▶ _Short problem_: Each line of the listing must be transcribed exactly, except for the images, which should be excluded.

▶ _Provided material_:
========================================

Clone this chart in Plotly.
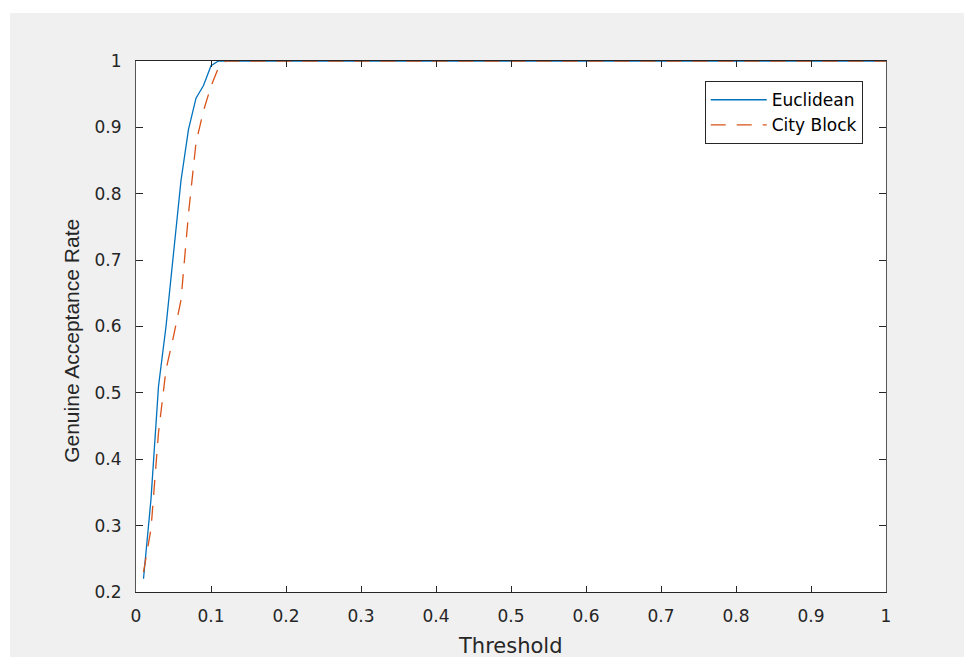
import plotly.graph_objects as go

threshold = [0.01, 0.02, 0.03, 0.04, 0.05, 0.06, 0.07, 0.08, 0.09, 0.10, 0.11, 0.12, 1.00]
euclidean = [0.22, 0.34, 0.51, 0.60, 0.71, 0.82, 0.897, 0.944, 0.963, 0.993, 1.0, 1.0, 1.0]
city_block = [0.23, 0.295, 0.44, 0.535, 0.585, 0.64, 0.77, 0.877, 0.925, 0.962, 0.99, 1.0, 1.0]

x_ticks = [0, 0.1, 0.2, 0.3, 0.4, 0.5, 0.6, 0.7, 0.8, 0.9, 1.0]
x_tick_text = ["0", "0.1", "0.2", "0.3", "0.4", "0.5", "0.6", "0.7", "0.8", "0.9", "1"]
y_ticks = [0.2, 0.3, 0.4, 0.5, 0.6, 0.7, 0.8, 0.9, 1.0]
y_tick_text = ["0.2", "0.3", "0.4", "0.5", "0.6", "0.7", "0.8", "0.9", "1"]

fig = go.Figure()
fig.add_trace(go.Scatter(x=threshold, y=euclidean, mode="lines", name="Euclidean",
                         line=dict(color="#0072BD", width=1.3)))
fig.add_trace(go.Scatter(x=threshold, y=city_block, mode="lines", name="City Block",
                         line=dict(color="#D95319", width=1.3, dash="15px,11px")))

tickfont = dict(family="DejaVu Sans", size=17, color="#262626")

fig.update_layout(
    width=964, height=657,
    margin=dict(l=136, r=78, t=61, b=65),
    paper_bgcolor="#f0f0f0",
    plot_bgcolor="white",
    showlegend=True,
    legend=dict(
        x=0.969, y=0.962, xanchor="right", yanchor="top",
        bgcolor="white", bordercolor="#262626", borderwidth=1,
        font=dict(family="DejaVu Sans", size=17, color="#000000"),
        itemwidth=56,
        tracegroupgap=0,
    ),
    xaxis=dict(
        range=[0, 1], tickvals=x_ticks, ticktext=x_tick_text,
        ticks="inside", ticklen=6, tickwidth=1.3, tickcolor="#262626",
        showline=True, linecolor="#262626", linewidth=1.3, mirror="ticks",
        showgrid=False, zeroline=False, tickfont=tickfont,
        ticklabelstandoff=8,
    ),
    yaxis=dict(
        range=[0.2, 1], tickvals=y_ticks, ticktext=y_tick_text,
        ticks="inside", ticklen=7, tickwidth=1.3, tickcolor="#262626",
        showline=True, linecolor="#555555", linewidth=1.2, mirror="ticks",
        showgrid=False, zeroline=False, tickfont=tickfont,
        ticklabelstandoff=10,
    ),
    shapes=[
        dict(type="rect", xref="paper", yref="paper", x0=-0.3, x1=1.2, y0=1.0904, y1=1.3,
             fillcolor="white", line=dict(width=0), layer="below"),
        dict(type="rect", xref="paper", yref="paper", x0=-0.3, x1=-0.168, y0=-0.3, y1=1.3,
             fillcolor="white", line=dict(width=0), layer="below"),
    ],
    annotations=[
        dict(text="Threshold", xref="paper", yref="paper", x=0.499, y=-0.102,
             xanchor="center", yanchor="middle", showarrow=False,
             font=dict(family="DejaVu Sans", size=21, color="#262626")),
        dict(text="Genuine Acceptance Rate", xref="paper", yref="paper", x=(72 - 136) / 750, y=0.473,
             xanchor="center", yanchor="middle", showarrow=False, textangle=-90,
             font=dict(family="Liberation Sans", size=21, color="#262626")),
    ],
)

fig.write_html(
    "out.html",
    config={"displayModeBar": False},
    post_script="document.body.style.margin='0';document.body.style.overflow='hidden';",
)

========================================

▶ _Written response_:
Clone this chart in Plotly.
import plotly.graph_objects as go

threshold = [0.01, 0.02, 0.03, 0.04, 0.05, 0.06, 0.07, 0.08, 0.09, 0.10, 0.11, 0.12, 1.00]
euclidean = [0.22, 0.34, 0.51, 0.60, 0.71, 0.82, 0.897, 0.944, 0.963, 0.993, 1.0, 1.0, 1.0]
city_block = [0.23, 0.295, 0.44, 0.535, 0.585, 0.64, 0.77, 0.877, 0.925, 0.962, 0.99, 1.0, 1.0]

x_ticks = [0, 0.1, 0.2, 0.3, 0.4, 0.5, 0.6, 0.7, 0.8, 0.9, 1.0]
x_tick_text = ["0", "0.1", "0.2", "0.3", "0.4", "0.5", "0.6", "0.7", "0.8", "0.9", "1"]
y_ticks = [0.2, 0.3, 0.4, 0.5, 0.6, 0.7, 0.8, 0.9, 1.0]
y_tick_text = ["0.2", "0.3", "0.4", "0.5", "0.6", "0.7", "0.8", "0.9", "1"]

fig = go.Figure()
fig.add_trace(go.Scatter(x=threshold, y=euclidean, mode="lines", name="Euclidean",
                         line=dict(color="#0072BD", width=1.3)))
fig.add_trace(go.Scatter(x=threshold, y=city_block, mode="lines", name="City Block",
                         line=dict(color="#D95319", width=1.3, dash="15px,11px")))

tickfont = dict(family="DejaVu Sans", size=17, color="#262626")

fig.update_layout(
    width=964, height=657,
    margin=dict(l=136, r=78, t=61, b=65),
    paper_bgcolor="#f0f0f0",
    plot_bgcolor="white",
    showlegend=True,
    legend=dict(
        x=0.969, y=0.962, xanchor="right", yanchor="top",
        bgcolor="white", bordercolor="#262626", borderwidth=1,
        font=dict(family="DejaVu Sans", size=17, color="#000000"),
        itemwidth=56,
        tracegroupgap=0,
    ),
    xaxis=dict(
        range=[0, 1], tickvals=x_ticks, ticktext=x_tick_text,
        ticks="inside", ticklen=6, tickwidth=1.3, tickcolor="#262626",
        showline=True, linecolor="#262626", linewidth=1.3, mirror="ticks",
        showgrid=False, zeroline=False, tickfont=tickfont,
        ticklabelstandoff=8,
    ),
    yaxis=dict(
        range=[0.2, 1], tickvals=y_ticks, ticktext=y_tick_text,
        ticks="inside", ticklen=7, tickwidth=1.3, tickcolor="#262626",
        showline=True, linecolor="#555555", linewidth=1.2, mirror="ticks",
        showgrid=False, zeroline=False, tickfont=tickfont,
        ticklabelstandoff=10,
    ),
    shapes=[
        dict(type="rect", xref="paper", yref="paper", x0=-0.3, x1=1.2, y0=1.0904, y1=1.3,
             fillcolor="white", line=dict(width=0), layer="below"),
        dict(type="rect", xref="paper", yref="paper", x0=-0.3, x1=-0.168, y0=-0.3, y1=1.3,
             fillcolor="white", line=dict(width=0), layer="below"),
    ],
    annotations=[
        dict(text="Threshold", xref="paper", yref="paper", x=0.499, y=-0.102,
             xanchor="center", yanchor="middle", showarrow=False,
             font=dict(family="DejaVu Sans", size=21, color="#262626")),
        dict(text="Genuine Acceptance Rate", xref="paper", yref="paper", x=(72 - 136) / 750, y=0.473,
             xanchor="center", yanchor="middle", showarrow=False, textangle=-90,
             font=dict(family="Liberation Sans", size=21, color="#262626")),
    ],
)

fig.write_html(
    "out.html",
    config={"displayModeBar": False},
    post_script="document.body.style.margin='0';document.body.style.overflow='hidden';",
)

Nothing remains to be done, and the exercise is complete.